**Material for the task**

[Begin]

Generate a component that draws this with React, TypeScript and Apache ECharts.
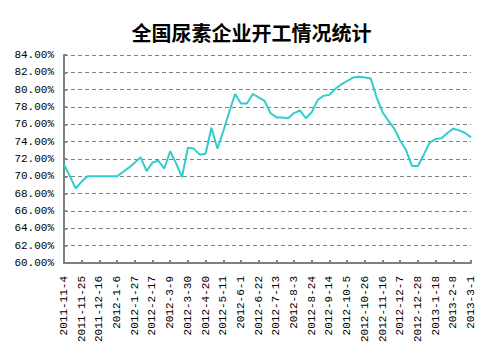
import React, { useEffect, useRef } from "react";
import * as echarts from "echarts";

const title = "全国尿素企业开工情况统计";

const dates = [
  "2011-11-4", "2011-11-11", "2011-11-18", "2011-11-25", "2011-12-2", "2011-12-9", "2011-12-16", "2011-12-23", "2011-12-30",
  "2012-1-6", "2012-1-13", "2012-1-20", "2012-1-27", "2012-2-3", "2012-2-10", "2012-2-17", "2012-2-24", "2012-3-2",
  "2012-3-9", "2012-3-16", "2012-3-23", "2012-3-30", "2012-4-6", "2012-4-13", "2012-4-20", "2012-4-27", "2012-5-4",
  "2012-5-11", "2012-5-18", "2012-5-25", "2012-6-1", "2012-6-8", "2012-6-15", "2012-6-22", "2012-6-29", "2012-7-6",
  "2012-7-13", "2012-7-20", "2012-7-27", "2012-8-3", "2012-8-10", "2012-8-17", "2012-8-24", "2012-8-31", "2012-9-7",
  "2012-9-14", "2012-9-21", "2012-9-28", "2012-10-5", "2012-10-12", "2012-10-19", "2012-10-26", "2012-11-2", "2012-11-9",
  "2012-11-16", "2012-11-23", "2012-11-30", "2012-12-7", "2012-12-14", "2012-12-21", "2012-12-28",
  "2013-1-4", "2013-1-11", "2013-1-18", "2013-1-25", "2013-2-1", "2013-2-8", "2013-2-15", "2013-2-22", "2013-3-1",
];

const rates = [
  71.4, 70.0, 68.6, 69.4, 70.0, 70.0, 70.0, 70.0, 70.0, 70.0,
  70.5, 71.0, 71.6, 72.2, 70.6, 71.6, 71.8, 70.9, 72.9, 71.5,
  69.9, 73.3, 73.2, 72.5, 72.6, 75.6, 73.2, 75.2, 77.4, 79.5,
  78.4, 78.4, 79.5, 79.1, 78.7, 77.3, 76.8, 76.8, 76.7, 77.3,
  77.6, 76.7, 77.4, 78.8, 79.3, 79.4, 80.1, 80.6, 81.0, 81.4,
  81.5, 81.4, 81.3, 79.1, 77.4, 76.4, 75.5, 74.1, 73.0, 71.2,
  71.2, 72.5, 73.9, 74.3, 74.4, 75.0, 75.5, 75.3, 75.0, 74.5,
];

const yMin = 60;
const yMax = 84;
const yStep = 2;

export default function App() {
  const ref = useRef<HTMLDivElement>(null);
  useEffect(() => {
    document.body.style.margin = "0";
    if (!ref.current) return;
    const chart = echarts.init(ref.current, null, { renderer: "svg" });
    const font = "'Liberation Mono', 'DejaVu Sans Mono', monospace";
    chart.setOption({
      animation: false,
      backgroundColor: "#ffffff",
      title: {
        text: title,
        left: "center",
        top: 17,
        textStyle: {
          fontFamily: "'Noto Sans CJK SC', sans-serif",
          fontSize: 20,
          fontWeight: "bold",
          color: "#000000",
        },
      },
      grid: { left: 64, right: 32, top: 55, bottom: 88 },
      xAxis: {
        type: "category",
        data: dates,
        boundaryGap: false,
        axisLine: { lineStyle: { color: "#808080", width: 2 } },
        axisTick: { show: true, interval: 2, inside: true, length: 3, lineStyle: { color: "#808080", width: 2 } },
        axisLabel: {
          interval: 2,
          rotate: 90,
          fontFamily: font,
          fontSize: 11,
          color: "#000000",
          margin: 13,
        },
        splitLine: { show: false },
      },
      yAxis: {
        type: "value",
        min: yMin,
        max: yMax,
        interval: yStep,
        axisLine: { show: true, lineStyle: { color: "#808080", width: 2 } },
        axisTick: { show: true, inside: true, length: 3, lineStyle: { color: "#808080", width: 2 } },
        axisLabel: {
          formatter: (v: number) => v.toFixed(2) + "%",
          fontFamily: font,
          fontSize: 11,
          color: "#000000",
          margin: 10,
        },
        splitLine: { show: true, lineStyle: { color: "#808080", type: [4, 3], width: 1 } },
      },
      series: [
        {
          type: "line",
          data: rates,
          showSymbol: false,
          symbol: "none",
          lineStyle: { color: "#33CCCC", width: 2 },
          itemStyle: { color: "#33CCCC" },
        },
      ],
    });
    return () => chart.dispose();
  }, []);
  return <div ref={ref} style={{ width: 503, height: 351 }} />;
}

[End]
[Begin]

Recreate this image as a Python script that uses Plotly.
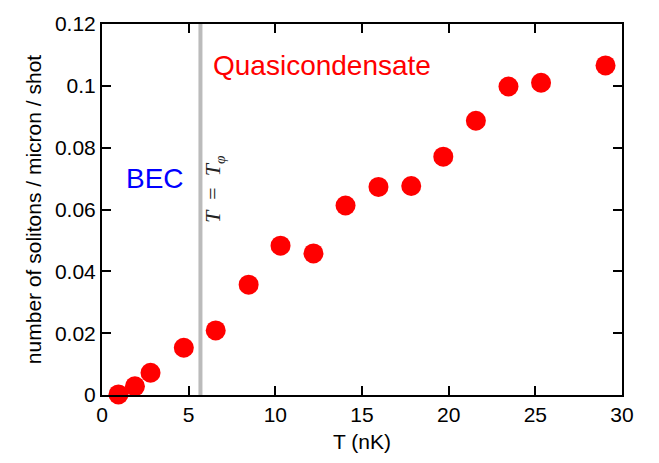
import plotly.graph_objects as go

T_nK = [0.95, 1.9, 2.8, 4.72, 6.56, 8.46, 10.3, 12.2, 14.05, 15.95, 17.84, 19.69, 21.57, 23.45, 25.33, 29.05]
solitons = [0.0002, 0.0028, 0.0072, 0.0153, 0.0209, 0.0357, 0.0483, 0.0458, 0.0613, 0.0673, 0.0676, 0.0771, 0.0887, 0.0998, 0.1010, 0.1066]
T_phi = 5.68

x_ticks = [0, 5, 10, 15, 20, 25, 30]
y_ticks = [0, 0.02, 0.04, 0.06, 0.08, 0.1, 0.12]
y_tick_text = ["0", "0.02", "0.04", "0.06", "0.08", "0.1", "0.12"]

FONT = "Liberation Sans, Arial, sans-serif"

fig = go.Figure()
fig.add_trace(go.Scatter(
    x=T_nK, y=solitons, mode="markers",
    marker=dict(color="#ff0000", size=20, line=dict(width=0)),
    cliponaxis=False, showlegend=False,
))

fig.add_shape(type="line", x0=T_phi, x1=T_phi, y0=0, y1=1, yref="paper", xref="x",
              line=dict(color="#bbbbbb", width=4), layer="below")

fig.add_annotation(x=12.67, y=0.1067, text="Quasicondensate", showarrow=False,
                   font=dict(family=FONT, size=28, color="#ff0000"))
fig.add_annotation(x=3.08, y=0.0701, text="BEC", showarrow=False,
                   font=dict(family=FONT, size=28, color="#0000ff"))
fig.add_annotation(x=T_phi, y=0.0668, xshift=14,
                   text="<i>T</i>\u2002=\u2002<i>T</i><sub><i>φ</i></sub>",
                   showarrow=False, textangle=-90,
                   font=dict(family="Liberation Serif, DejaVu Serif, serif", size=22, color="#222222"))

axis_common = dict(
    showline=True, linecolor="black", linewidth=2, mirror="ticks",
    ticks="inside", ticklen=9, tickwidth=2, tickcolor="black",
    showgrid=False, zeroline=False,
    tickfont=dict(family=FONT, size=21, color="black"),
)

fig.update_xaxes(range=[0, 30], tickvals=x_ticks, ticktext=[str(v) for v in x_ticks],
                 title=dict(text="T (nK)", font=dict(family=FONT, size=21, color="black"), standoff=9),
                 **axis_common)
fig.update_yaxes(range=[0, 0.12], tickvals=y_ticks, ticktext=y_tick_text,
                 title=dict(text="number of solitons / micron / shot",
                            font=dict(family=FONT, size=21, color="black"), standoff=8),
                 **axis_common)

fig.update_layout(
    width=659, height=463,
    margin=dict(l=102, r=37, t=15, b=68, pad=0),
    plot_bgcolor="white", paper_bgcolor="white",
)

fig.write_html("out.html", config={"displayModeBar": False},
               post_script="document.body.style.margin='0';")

[End]

**Goal of the exercise**
Reproduce, starting at the line containing "Generate a component" and stopping after the line containing "const yStep = 2;", each of those lines exactly and no others; leave pictures out.

**Written response**
Generate a component that draws this with React, TypeScript and Apache ECharts.
import React, { useEffect, useRef } from "react";
import * as echarts from "echarts";

const title = "全国尿素企业开工情况统计";

const dates = [
  "2011-11-4", "2011-11-11", "2011-11-18", "2011-11-25", "2011-12-2", "2011-12-9", "2011-12-16", "2011-12-23", "2011-12-30",
  "2012-1-6", "2012-1-13", "2012-1-20", "2012-1-27", "2012-2-3", "2012-2-10", "2012-2-17", "2012-2-24", "2012-3-2",
  "2012-3-9", "2012-3-16", "2012-3-23", "2012-3-30", "2012-4-6", "2012-4-13", "2012-4-20", "2012-4-27", "2012-5-4",
  "2012-5-11", "2012-5-18", "2012-5-25", "2012-6-1", "2012-6-8", "2012-6-15", "2012-6-22", "2012-6-29", "2012-7-6",
  "2012-7-13", "2012-7-20", "2012-7-27", "2012-8-3", "2012-8-10", "2012-8-17", "2012-8-24", "2012-8-31", "2012-9-7",
  "2012-9-14", "2012-9-21", "2012-9-28", "2012-10-5", "2012-10-12", "2012-10-19", "2012-10-26", "2012-11-2", "2012-11-9",
  "2012-11-16", "2012-11-23", "2012-11-30", "2012-12-7", "2012-12-14", "2012-12-21", "2012-12-28",
  "2013-1-4", "2013-1-11", "2013-1-18", "2013-1-25", "2013-2-1", "2013-2-8", "2013-2-15", "2013-2-22", "2013-3-1",
];

const rates = [
  71.4, 70.0, 68.6, 69.4, 70.0, 70.0, 70.0, 70.0, 70.0, 70.0,
  70.5, 71.0, 71.6, 72.2, 70.6, 71.6, 71.8, 70.9, 72.9, 71.5,
  69.9, 73.3, 73.2, 72.5, 72.6, 75.6, 73.2, 75.2, 77.4, 79.5,
  78.4, 78.4, 79.5, 79.1, 78.7, 77.3, 76.8, 76.8, 76.7, 77.3,
  77.6, 76.7, 77.4, 78.8, 79.3, 79.4, 80.1, 80.6, 81.0, 81.4,
  81.5, 81.4, 81.3, 79.1, 77.4, 76.4, 75.5, 74.1, 73.0, 71.2,
  71.2, 72.5, 73.9, 74.3, 74.4, 75.0, 75.5, 75.3, 75.0, 74.5,
];

const yMin = 60;
const yMax = 84;
const yStep = 2;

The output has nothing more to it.